▶ **Given task**
Without including the pictures, copy out every line below.

▶ **Given data**

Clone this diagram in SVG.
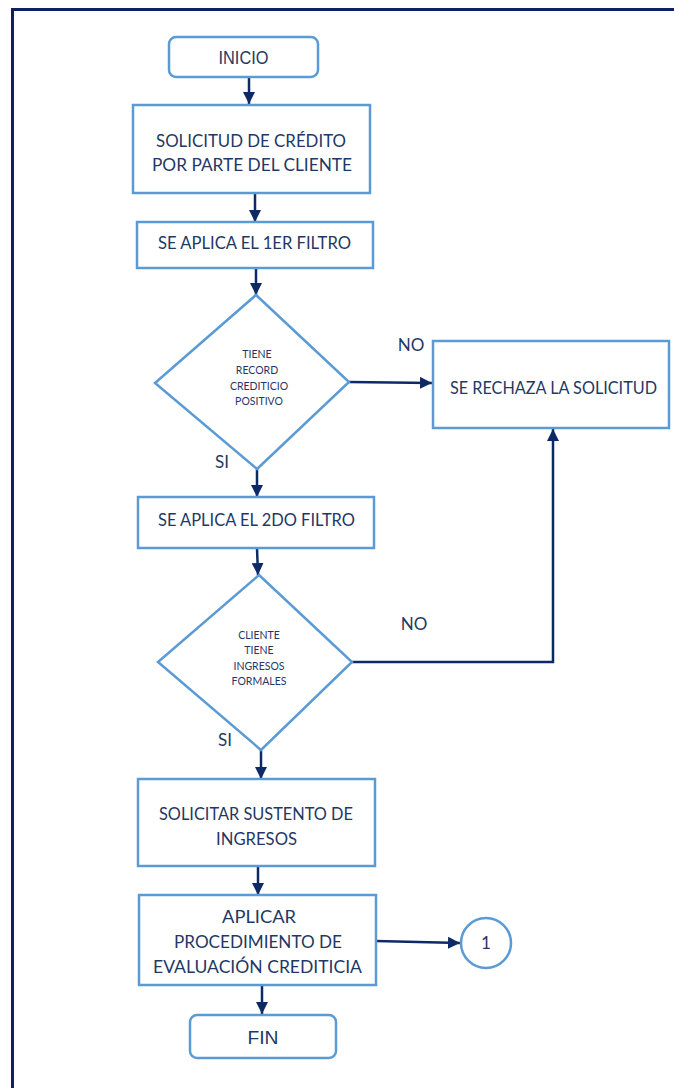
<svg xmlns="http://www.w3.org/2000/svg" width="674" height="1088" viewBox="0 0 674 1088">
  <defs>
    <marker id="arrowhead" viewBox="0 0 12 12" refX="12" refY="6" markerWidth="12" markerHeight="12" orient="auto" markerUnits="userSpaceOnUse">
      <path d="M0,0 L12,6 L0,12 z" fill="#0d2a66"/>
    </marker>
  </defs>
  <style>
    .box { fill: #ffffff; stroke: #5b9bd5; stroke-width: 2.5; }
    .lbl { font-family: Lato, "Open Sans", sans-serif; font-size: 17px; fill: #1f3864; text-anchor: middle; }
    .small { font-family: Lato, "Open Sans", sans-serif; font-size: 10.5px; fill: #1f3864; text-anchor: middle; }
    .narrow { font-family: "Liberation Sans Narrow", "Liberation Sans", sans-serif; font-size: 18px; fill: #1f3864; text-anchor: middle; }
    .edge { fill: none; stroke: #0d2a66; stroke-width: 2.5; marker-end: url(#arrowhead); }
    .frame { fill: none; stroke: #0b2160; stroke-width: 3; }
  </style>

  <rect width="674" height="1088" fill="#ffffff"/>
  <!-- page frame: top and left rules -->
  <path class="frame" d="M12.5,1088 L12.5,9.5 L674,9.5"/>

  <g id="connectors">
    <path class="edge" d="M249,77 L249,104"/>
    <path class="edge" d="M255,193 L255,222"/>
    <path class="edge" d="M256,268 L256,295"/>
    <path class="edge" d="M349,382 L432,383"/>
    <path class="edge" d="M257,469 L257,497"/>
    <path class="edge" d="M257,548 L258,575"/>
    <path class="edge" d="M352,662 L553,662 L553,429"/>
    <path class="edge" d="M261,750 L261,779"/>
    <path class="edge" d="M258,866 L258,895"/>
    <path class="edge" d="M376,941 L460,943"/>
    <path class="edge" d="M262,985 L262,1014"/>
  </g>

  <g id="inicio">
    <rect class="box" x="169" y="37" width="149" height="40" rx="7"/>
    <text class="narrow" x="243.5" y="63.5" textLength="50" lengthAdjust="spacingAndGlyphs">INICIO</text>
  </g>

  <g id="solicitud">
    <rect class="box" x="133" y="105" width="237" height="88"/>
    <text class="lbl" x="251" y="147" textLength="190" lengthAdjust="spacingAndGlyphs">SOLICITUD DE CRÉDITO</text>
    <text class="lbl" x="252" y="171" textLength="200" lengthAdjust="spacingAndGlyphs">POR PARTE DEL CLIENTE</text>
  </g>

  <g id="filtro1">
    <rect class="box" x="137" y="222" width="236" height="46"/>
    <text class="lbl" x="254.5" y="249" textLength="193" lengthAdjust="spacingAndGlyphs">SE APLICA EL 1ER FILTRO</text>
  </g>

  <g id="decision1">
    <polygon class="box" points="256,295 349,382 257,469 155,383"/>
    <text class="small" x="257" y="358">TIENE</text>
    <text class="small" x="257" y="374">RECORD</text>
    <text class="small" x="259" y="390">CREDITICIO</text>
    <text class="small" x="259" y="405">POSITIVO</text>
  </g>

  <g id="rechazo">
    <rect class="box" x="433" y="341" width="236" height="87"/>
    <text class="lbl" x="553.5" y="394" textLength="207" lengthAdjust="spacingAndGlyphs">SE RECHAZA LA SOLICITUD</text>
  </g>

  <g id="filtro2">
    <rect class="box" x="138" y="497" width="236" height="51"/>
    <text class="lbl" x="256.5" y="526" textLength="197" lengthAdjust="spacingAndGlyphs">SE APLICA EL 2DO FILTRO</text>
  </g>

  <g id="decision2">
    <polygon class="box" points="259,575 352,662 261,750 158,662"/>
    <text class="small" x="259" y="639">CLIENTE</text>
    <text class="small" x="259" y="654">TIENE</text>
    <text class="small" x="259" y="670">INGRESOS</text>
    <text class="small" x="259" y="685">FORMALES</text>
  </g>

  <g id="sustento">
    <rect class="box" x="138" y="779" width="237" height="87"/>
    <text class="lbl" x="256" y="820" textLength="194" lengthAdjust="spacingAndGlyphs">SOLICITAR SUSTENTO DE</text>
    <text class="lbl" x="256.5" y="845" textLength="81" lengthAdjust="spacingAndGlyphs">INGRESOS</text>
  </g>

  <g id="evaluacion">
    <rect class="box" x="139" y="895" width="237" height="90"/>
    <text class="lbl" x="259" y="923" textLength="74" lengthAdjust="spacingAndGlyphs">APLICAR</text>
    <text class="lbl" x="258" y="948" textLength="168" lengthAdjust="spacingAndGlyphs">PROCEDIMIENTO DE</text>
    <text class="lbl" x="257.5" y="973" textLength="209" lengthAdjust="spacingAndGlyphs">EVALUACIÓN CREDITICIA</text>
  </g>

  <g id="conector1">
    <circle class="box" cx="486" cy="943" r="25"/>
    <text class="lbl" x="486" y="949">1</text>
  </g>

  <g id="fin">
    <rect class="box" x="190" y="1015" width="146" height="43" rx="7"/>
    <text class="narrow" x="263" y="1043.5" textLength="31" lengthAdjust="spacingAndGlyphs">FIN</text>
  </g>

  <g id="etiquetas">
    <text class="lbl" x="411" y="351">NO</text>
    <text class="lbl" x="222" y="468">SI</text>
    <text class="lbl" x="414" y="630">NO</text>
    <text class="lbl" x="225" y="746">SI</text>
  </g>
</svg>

▶ **Solution for this exercise**
Clone this diagram in SVG.
<svg xmlns="http://www.w3.org/2000/svg" width="674" height="1088" viewBox="0 0 674 1088">
  <defs>
    <marker id="arrowhead" viewBox="0 0 12 12" refX="12" refY="6" markerWidth="12" markerHeight="12" orient="auto" markerUnits="userSpaceOnUse">
      <path d="M0,0 L12,6 L0,12 z" fill="#0d2a66"/>
    </marker>
  </defs>
  <style>
    .box { fill: #ffffff; stroke: #5b9bd5; stroke-width: 2.5; }
    .lbl { font-family: Lato, "Open Sans", sans-serif; font-size: 17px; fill: #1f3864; text-anchor: middle; }
    .small { font-family: Lato, "Open Sans", sans-serif; font-size: 10.5px; fill: #1f3864; text-anchor: middle; }
    .narrow { font-family: "Liberation Sans Narrow", "Liberation Sans", sans-serif; font-size: 18px; fill: #1f3864; text-anchor: middle; }
    .edge { fill: none; stroke: #0d2a66; stroke-width: 2.5; marker-end: url(#arrowhead); }
    .frame { fill: none; stroke: #0b2160; stroke-width: 3; }
  </style>

  <rect width="674" height="1088" fill="#ffffff"/>
  <!-- page frame: top and left rules -->
  <path class="frame" d="M12.5,1088 L12.5,9.5 L674,9.5"/>

  <g id="connectors">
    <path class="edge" d="M249,77 L249,104"/>
    <path class="edge" d="M255,193 L255,222"/>
    <path class="edge" d="M256,268 L256,295"/>
    <path class="edge" d="M349,382 L432,383"/>
    <path class="edge" d="M257,469 L257,497"/>
    <path class="edge" d="M257,548 L258,575"/>
    <path class="edge" d="M352,662 L553,662 L553,429"/>
    <path class="edge" d="M261,750 L261,779"/>
    <path class="edge" d="M258,866 L258,895"/>
    <path class="edge" d="M376,941 L460,943"/>
    <path class="edge" d="M262,985 L262,1014"/>
  </g>

  <g id="inicio">
    <rect class="box" x="169" y="37" width="149" height="40" rx="7"/>
    <text class="narrow" x="243.5" y="63.5" textLength="50" lengthAdjust="spacingAndGlyphs">INICIO</text>
  </g>

  <g id="solicitud">
    <rect class="box" x="133" y="105" width="237" height="88"/>
    <text class="lbl" x="251" y="147" textLength="190" lengthAdjust="spacingAndGlyphs">SOLICITUD DE CRÉDITO</text>
    <text class="lbl" x="252" y="171" textLength="200" lengthAdjust="spacingAndGlyphs">POR PARTE DEL CLIENTE</text>
  </g>

  <g id="filtro1">
    <rect class="box" x="137" y="222" width="236" height="46"/>
    <text class="lbl" x="254.5" y="249" textLength="193" lengthAdjust="spacingAndGlyphs">SE APLICA EL 1ER FILTRO</text>
  </g>

  <g id="decision1">
    <polygon class="box" points="256,295 349,382 257,469 155,383"/>
    <text class="small" x="257" y="358">TIENE</text>
    <text class="small" x="257" y="374">RECORD</text>
    <text class="small" x="259" y="390">CREDITICIO</text>
    <text class="small" x="259" y="405">POSITIVO</text>
  </g>

  <g id="rechazo">
    <rect class="box" x="433" y="341" width="236" height="87"/>
    <text class="lbl" x="553.5" y="394" textLength="207" lengthAdjust="spacingAndGlyphs">SE RECHAZA LA SOLICITUD</text>
  </g>

  <g id="filtro2">
    <rect class="box" x="138" y="497" width="236" height="51"/>
    <text class="lbl" x="256.5" y="526" textLength="197" lengthAdjust="spacingAndGlyphs">SE APLICA EL 2DO FILTRO</text>
  </g>

  <g id="decision2">
    <polygon class="box" points="259,575 352,662 261,750 158,662"/>
    <text class="small" x="259" y="639">CLIENTE</text>
    <text class="small" x="259" y="654">TIENE</text>
    <text class="small" x="259" y="670">INGRESOS</text>
    <text class="small" x="259" y="685">FORMALES</text>
  </g>

  <g id="sustento">
    <rect class="box" x="138" y="779" width="237" height="87"/>
    <text class="lbl" x="256" y="820" textLength="194" lengthAdjust="spacingAndGlyphs">SOLICITAR SUSTENTO DE</text>
    <text class="lbl" x="256.5" y="845" textLength="81" lengthAdjust="spacingAndGlyphs">INGRESOS</text>
  </g>

  <g id="evaluacion">
    <rect class="box" x="139" y="895" width="237" height="90"/>
    <text class="lbl" x="259" y="923" textLength="74" lengthAdjust="spacingAndGlyphs">APLICAR</text>
    <text class="lbl" x="258" y="948" textLength="168" lengthAdjust="spacingAndGlyphs">PROCEDIMIENTO DE</text>
    <text class="lbl" x="257.5" y="973" textLength="209" lengthAdjust="spacingAndGlyphs">EVALUACIÓN CREDITICIA</text>
  </g>

  <g id="conector1">
    <circle class="box" cx="486" cy="943" r="25"/>
    <text class="lbl" x="486" y="949">1</text>
  </g>

  <g id="fin">
    <rect class="box" x="190" y="1015" width="146" height="43" rx="7"/>
    <text class="narrow" x="263" y="1043.5" textLength="31" lengthAdjust="spacingAndGlyphs">FIN</text>
  </g>

  <g id="etiquetas">
    <text class="lbl" x="411" y="351">NO</text>
    <text class="lbl" x="222" y="468">SI</text>
    <text class="lbl" x="414" y="630">NO</text>
    <text class="lbl" x="225" y="746">SI</text>
  </g>
</svg>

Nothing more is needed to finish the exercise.